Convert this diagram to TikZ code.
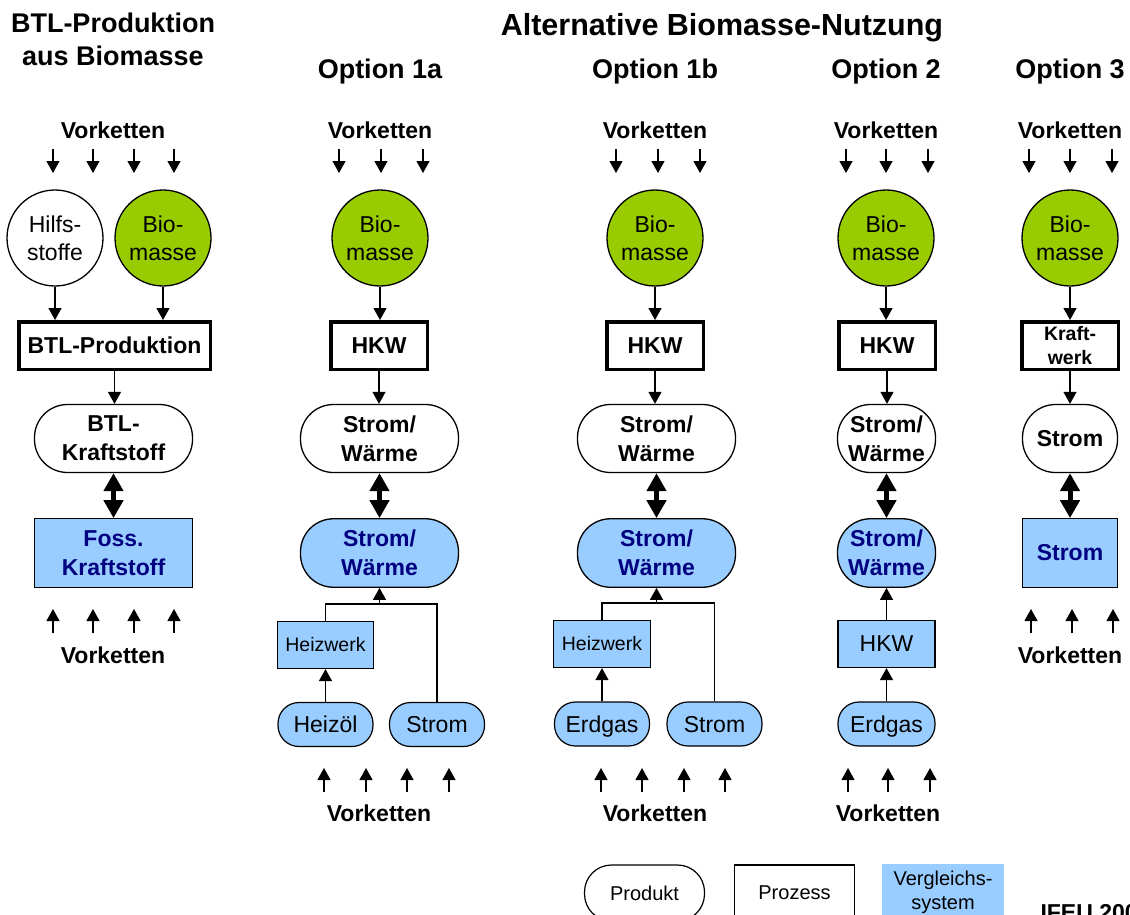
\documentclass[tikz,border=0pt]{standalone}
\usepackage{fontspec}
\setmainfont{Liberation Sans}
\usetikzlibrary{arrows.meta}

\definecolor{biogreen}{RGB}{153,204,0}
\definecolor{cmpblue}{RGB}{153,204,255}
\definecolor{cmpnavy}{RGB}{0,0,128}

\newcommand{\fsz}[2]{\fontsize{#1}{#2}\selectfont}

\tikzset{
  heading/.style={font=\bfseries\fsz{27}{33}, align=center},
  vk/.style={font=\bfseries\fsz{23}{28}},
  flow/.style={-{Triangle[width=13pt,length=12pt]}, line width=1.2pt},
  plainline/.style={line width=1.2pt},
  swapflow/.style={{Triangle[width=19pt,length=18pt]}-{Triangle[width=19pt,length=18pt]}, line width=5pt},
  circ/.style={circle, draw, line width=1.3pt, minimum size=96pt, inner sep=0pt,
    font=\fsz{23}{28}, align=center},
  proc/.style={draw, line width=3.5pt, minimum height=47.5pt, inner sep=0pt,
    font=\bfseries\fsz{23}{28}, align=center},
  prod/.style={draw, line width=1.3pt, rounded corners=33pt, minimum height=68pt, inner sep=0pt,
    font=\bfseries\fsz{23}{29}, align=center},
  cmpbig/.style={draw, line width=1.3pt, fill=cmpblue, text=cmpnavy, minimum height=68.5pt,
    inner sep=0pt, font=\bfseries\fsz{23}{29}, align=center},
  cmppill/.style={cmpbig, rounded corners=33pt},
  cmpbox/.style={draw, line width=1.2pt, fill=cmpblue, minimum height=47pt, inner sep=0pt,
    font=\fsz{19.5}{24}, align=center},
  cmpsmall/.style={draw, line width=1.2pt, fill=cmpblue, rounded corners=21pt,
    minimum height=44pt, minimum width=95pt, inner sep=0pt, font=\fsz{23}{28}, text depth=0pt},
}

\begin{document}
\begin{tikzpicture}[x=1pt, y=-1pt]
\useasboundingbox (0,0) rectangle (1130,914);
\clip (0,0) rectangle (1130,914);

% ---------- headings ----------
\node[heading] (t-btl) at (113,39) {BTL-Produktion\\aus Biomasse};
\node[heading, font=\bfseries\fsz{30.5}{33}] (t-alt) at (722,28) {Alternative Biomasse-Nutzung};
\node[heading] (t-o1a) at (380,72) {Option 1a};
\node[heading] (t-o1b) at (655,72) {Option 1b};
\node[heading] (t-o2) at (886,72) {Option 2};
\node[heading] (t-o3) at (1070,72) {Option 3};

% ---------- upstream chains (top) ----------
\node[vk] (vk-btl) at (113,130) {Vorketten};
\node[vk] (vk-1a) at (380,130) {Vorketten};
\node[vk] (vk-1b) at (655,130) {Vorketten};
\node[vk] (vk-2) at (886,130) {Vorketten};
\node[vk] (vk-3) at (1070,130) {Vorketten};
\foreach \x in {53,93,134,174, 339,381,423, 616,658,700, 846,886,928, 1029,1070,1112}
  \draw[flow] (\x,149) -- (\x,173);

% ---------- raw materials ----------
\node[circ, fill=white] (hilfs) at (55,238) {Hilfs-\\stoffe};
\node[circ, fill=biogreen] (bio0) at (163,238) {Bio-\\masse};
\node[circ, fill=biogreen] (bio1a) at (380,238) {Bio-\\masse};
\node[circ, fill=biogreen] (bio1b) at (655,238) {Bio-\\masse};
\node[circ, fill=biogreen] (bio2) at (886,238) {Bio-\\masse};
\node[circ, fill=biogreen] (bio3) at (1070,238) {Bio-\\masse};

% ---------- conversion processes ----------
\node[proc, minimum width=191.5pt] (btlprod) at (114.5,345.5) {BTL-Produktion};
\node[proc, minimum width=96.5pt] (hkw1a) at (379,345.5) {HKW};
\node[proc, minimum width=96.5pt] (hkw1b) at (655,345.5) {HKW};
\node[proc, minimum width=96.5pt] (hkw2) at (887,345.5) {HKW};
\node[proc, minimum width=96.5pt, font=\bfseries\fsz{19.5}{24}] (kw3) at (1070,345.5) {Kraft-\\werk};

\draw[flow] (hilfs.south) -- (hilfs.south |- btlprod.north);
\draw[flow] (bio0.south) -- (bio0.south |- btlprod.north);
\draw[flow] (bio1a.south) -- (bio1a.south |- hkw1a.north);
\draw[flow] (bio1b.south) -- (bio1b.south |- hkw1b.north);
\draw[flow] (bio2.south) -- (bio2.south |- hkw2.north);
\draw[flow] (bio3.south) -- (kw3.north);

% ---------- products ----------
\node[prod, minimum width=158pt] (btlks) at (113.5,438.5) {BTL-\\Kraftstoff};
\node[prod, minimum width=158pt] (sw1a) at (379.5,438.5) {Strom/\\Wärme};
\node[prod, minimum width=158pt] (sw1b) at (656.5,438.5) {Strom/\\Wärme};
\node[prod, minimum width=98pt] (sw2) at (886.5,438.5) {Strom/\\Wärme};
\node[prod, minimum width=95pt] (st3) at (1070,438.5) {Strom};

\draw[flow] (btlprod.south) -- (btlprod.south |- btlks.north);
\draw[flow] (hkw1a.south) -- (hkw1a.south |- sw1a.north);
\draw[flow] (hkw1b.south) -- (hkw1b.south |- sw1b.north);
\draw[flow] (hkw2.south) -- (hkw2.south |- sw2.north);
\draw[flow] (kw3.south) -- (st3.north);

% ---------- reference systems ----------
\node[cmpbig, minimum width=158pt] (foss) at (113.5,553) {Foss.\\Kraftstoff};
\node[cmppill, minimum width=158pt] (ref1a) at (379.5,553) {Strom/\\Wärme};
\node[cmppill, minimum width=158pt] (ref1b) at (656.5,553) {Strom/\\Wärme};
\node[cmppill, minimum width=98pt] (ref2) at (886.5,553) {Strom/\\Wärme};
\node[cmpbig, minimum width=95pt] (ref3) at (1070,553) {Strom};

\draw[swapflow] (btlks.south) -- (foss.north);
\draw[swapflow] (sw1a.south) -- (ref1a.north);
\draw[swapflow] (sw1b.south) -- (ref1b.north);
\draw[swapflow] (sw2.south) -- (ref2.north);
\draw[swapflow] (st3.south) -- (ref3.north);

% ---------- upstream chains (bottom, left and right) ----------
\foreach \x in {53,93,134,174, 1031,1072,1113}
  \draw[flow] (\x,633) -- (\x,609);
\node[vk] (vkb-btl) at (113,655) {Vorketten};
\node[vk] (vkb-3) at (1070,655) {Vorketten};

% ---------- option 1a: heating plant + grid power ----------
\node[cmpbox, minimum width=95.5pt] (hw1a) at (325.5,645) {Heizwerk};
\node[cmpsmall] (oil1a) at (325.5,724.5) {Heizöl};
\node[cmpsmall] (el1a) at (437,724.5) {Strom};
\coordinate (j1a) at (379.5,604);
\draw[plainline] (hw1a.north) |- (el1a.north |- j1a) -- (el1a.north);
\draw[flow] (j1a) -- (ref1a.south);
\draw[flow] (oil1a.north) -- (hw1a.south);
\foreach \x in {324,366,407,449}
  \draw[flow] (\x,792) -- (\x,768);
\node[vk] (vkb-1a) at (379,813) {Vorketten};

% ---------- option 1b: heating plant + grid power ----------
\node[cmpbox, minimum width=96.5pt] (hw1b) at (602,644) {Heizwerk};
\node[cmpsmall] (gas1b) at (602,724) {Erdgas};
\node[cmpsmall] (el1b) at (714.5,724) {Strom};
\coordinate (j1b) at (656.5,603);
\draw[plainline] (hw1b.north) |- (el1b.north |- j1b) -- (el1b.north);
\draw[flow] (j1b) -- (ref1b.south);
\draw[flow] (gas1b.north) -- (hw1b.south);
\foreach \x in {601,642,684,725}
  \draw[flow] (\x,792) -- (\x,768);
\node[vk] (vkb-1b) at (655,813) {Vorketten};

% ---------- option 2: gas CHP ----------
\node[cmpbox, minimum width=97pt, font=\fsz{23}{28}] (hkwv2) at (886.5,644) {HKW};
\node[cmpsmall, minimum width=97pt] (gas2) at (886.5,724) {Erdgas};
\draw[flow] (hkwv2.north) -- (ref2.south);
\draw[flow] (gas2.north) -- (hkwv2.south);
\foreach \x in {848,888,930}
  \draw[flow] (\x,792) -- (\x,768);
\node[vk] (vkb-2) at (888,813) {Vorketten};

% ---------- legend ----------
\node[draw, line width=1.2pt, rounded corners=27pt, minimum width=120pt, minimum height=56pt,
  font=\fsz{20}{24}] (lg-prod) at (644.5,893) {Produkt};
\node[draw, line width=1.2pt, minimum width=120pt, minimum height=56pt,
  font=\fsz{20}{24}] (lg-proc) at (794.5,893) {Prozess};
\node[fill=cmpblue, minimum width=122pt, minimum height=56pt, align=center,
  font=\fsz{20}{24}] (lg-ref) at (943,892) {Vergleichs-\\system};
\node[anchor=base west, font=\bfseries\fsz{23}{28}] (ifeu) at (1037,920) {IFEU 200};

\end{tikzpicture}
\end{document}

########

DESCRIPTION OF THE TASK: Repeat, word for word and with no pictures, only the lines running from the beginning of the data to the line that contains "(t-o3) at (1070,72)".

SOLUTION FOR THIS EXERCISE:
Convert this diagram to TikZ code.
\documentclass[tikz,border=0pt]{standalone}
\usepackage{fontspec}
\setmainfont{Liberation Sans}
\usetikzlibrary{arrows.meta}

\definecolor{biogreen}{RGB}{153,204,0}
\definecolor{cmpblue}{RGB}{153,204,255}
\definecolor{cmpnavy}{RGB}{0,0,128}

\newcommand{\fsz}[2]{\fontsize{#1}{#2}\selectfont}

\tikzset{
  heading/.style={font=\bfseries\fsz{27}{33}, align=center},
  vk/.style={font=\bfseries\fsz{23}{28}},
  flow/.style={-{Triangle[width=13pt,length=12pt]}, line width=1.2pt},
  plainline/.style={line width=1.2pt},
  swapflow/.style={{Triangle[width=19pt,length=18pt]}-{Triangle[width=19pt,length=18pt]}, line width=5pt},
  circ/.style={circle, draw, line width=1.3pt, minimum size=96pt, inner sep=0pt,
    font=\fsz{23}{28}, align=center},
  proc/.style={draw, line width=3.5pt, minimum height=47.5pt, inner sep=0pt,
    font=\bfseries\fsz{23}{28}, align=center},
  prod/.style={draw, line width=1.3pt, rounded corners=33pt, minimum height=68pt, inner sep=0pt,
    font=\bfseries\fsz{23}{29}, align=center},
  cmpbig/.style={draw, line width=1.3pt, fill=cmpblue, text=cmpnavy, minimum height=68.5pt,
    inner sep=0pt, font=\bfseries\fsz{23}{29}, align=center},
  cmppill/.style={cmpbig, rounded corners=33pt},
  cmpbox/.style={draw, line width=1.2pt, fill=cmpblue, minimum height=47pt, inner sep=0pt,
    font=\fsz{19.5}{24}, align=center},
  cmpsmall/.style={draw, line width=1.2pt, fill=cmpblue, rounded corners=21pt,
    minimum height=44pt, minimum width=95pt, inner sep=0pt, font=\fsz{23}{28}, text depth=0pt},
}

\begin{document}
\begin{tikzpicture}[x=1pt, y=-1pt]
\useasboundingbox (0,0) rectangle (1130,914);
\clip (0,0) rectangle (1130,914);

% ---------- headings ----------
\node[heading] (t-btl) at (113,39) {BTL-Produktion\\aus Biomasse};
\node[heading, font=\bfseries\fsz{30.5}{33}] (t-alt) at (722,28) {Alternative Biomasse-Nutzung};
\node[heading] (t-o1a) at (380,72) {Option 1a};
\node[heading] (t-o1b) at (655,72) {Option 1b};
\node[heading] (t-o2) at (886,72) {Option 2};
\node[heading] (t-o3) at (1070,72) {Option 3};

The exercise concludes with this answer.